Одна из дам, принятых в обществе г-жи де Граслен, со смехом рассказавшая ей о спорах супругов де Ванно, женщина очень умная, одна из тех, кто мечтает о прекрасном идеале и хочет, чтобы все было совершенно, высказала сожаление о том, что осужденный ведет себя, как разъяренный зверь. Ей хотелось, чтобы он был холоден, спокоен и полон достоинства.
- Разве вы не видите, - заметила Вероника, - что таким образом он отбрасывает соблазны и сопротивляется искушениям. Он из расчета превратился в дикого зверя.
- К тому же это не человек из общества, - подхватила изгнанница-парижанка, - это рабочий.
- Человек из общества давно бы предал незнакомку, - ответила г-жа Граслен.
Эти события, на все лады обсуждаемые и в салонах и в скромных семейных домах, досконально разбиравшиеся всеми умниками города, вызывали жгучий интерес к казни Ташрона, чью просьбу о помиловании Верховный суд по истечении двух месяцев отклонил. Как будет вести себя в последние минуты преступник, который заявлял, что пойдет на отчаянное сопротивление и не даст убить себя? Заговорит ли он? Признается ли? Кто выиграет пари? Пойдете ли вы? Не пойдете? А как туда попасть?

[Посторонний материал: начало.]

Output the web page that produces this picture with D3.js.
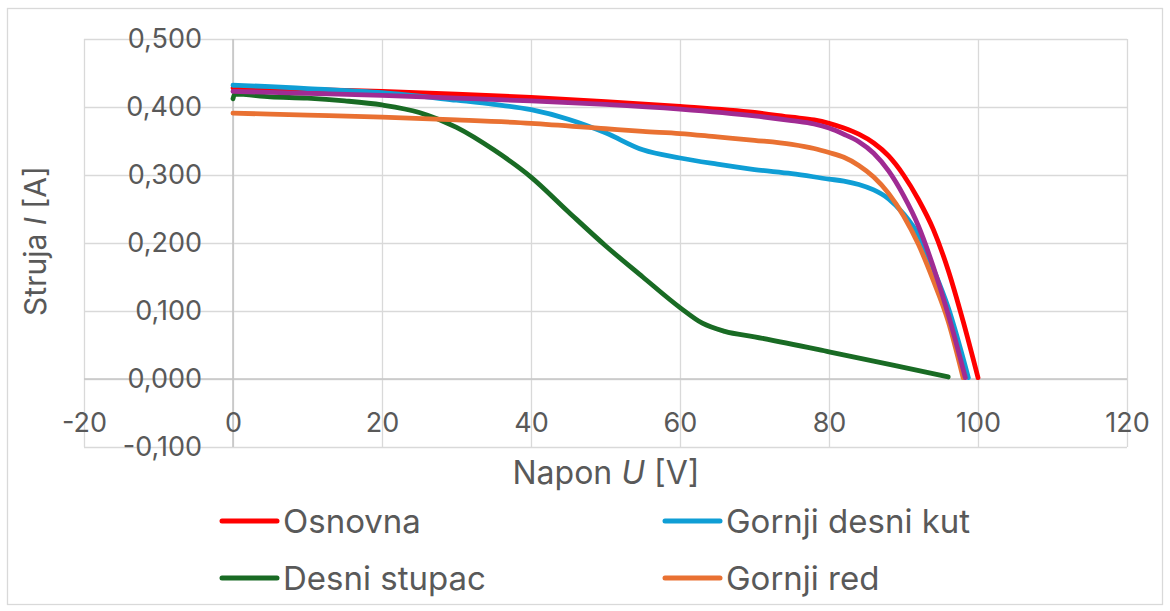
<!DOCTYPE html>
<html lang="hr">
<head>
<meta charset="UTF-8">
<title>Struja - napon</title>
<script src="https://d3js.org/d3.v7.min.js"></script>
<style>
    body { margin: 0; background: #fff; }
    svg { display: block; font-family: Inter, "Open Sans", sans-serif; }
    .grid line { stroke: #d9d9d9; stroke-width: 1.3; }
    .grid path { display: none; }
    .zero { stroke: #c6c6c6; stroke-width: 1.6; }
    .tick-labels path, .tick-labels line { display: none; }
    .tick-labels text { fill: #595959; font-size: 27px; font-family: Inter, sans-serif; }
    .title { fill: #595959; }
    .series { fill: none; stroke-width: 4.8; stroke-linejoin: round; stroke-linecap: round; }
    .legend text { fill: #595959; font-size: 33px; }
</style>
</head>
<body>
<svg id="chart" width="1170" height="611"></svg>
<script>
// U [V], I [A]
const osnovna = [[0,0.428],[10,0.426],[20,0.423],[30,0.419],[40,0.414],[50,0.408],[60,0.401],[70,0.392],[75,0.385],[78,0.381],[80,0.376],[82,0.369],[84,0.360],[86,0.347],[88,0.328],[90,0.300],[92,0.264],[94,0.220],[96,0.160],[98,0.085],[100,0.002]];
const gornjiDesniKut = [[0,0.432],[5,0.430],[10,0.427],[20,0.421],[30,0.410],[35,0.404],[40,0.396],[45,0.382],[50,0.362],[55,0.337],[60,0.325],[65,0.316],[70,0.308],[75,0.302],[80,0.294],[82,0.291],[84,0.286],[86,0.278],[88,0.265],[90,0.243],[92,0.212],[94,0.162],[96,0.105],[98.7,0.002]];
const desniStupac = [[0,0.412],[0.2,0.419],[5,0.415],[10,0.413],[15,0.409],[20,0.403],[25,0.392],[30,0.370],[35,0.337],[40,0.297],[45,0.246],[50,0.196],[55,0.150],[60,0.105],[63,0.082],[66,0.070],[70,0.062],[80,0.040],[90,0.017],[96,0.003]];
const gornjiRed = [[0,0.391],[10,0.388],[20,0.385],[30,0.381],[40,0.376],[50,0.368],[55,0.364],[60,0.361],[65,0.356],[70,0.351],[75,0.345],[78,0.339],[80,0.333],[82,0.326],[84,0.314],[86,0.297],[88,0.273],[90,0.240],[92,0.198],[94,0.145],[96,0.085],[98,0.002]];
const bezLegende = [[0,0.423],[10,0.420],[20,0.417],[30,0.413],[40,0.409],[50,0.404],[60,0.397],[70,0.387],[75,0.380],[78,0.375],[80,0.369],[82,0.360],[84,0.349],[86,0.332],[88,0.306],[90,0.270],[92,0.225],[94,0.165],[96,0.095],[98.3,0.002]];

const xTicks = [-20, 0, 20, 40, 60, 80, 100, 120];
const yTicks = [-0.1, 0, 0.1, 0.2, 0.3, 0.4, 0.5];

// drawing order follows the series order in the workbook
const series = [
    { name: "Osnovna", data: osnovna, color: "#ff0000", legend: [0, 0] },
    { name: "Gornji desni kut", data: gornjiDesniKut, color: "#0f9ed5", legend: [1, 0] },
    { name: "Desni stupac", data: desniStupac, color: "#196b24", legend: [0, 1] },
    { name: "Gornji red", data: gornjiRed, color: "#e97132", legend: [1, 1] },
    { name: "", data: bezLegende, color: "#a02b93", legend: null }
];

const svg = d3.select("#chart");
const plot = { left: 84, right: 1127, top: 39, bottom: 447 };

const x = d3.scaleLinear().domain([-20, 120]).range([plot.left, plot.right]);
const y = d3.scaleLinear().domain([-0.1, 0.5]).range([plot.bottom, plot.top]);

const hr = d3.formatLocale({ decimal: ",", thousands: ".", grouping: [3], currency: ["", " €"], minus: "-" });
const fmtY = hr.format(".3f");
const fmtX = hr.format("d");

// outer frame
svg.append("rect")
    .attr("x", 7.5).attr("y", 8.5)
    .attr("width", 1155).attr("height", 596)
    .attr("fill", "none").attr("stroke", "#d9d9d9").attr("stroke-width", 1.3);

// gridlines
svg.append("g").attr("class", "grid")
    .attr("transform", `translate(0,${plot.bottom})`)
    .call(d3.axisBottom(x).tickValues(xTicks).tickSize(-(plot.bottom - plot.top)).tickFormat(""));
svg.append("g").attr("class", "grid")
    .attr("transform", `translate(${plot.left},0)`)
    .call(d3.axisLeft(y).tickValues(yTicks).tickSize(-(plot.right - plot.left)).tickFormat(""));

// axis lines through zero
svg.append("line").attr("class", "zero")
    .attr("x1", plot.left).attr("x2", plot.right)
    .attr("y1", y(0)).attr("y2", y(0));
svg.append("line").attr("class", "zero")
    .attr("x1", x(0)).attr("x2", x(0))
    .attr("y1", plot.top).attr("y2", plot.bottom);

// tick labels
svg.append("g").attr("class", "tick-labels")
    .attr("transform", `translate(${x(0)},0)`)
    .call(d3.axisLeft(y).tickValues(yTicks).tickSize(0).tickPadding(31).tickFormat(fmtY));
svg.append("g").attr("class", "tick-labels")
    .attr("transform", `translate(0,${y(0)})`)
    .call(d3.axisBottom(x).tickValues(xTicks).tickSize(0).tickPadding(34).tickFormat(fmtX))
    .selectAll("text").attr("dy", "0.72em");

// axis titles
const xt = svg.append("text").attr("class", "title")
    .attr("x", 606).attr("y", 484)
    .attr("text-anchor", "middle").attr("font-size", 32);
xt.append("tspan").text("Napon ");
xt.append("tspan").attr("font-style", "italic").text("U");
xt.append("tspan").text(" [V]");

const yt = svg.append("text").attr("class", "title")
    .attr("transform", "translate(46,241) rotate(-90)")
    .attr("text-anchor", "middle").attr("font-size", 30);
yt.append("tspan").text("Struja ");
yt.append("tspan").attr("font-style", "italic").text("I");
yt.append("tspan").text(" [A]");

// curves
const line = d3.line()
    .x(d => x(d[0]))
    .y(d => y(d[1]))
    .curve(d3.curveMonotoneX);

svg.append("g").selectAll("path")
    .data(series)
    .join("path")
    .attr("class", "series")
    .attr("stroke", d => d.color)
    .attr("d", d => line(d.data));

// legend
const legCols = [222, 665];
const legRows = [521, 578];
const leg = svg.append("g").attr("class", "legend")
    .selectAll("g")
    .data(series.filter(s => s.legend))
    .join("g")
    .attr("transform", d => `translate(${legCols[d.legend[0]]},${legRows[d.legend[1]]})`);
leg.append("line")
    .attr("x1", 0).attr("x2", 55)
    .attr("stroke", d => d.color).attr("stroke-width", 5).attr("stroke-linecap", "round");
leg.append("text")
    .attr("x", 61).attr("y", 12)
    .text(d => d.name);
</script>
</body>
</html>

В Лиможе тюрьма и место казни расположены таким образом, чтобы избавить преступников от тягости долгого пути. Поэтому количество избранной публики всегда бывает ограничено. Здание суда, где помещается тюрьма, стоит на углу Судейской улицы и улицы Понт-Эрисон. Прямым продолжением Судейской улицы является короткая уличка Монт-а-Регре, ведущая на площадь Эн, или Арен, где совершаются казни, чему, без сомнения, и обязана она своим названием. Путь недалек, и, следовательно, на пути этом мало домов и мало окон. А какой же человек из общества захочет смешаться с толпой, обычно заполняющей площадь?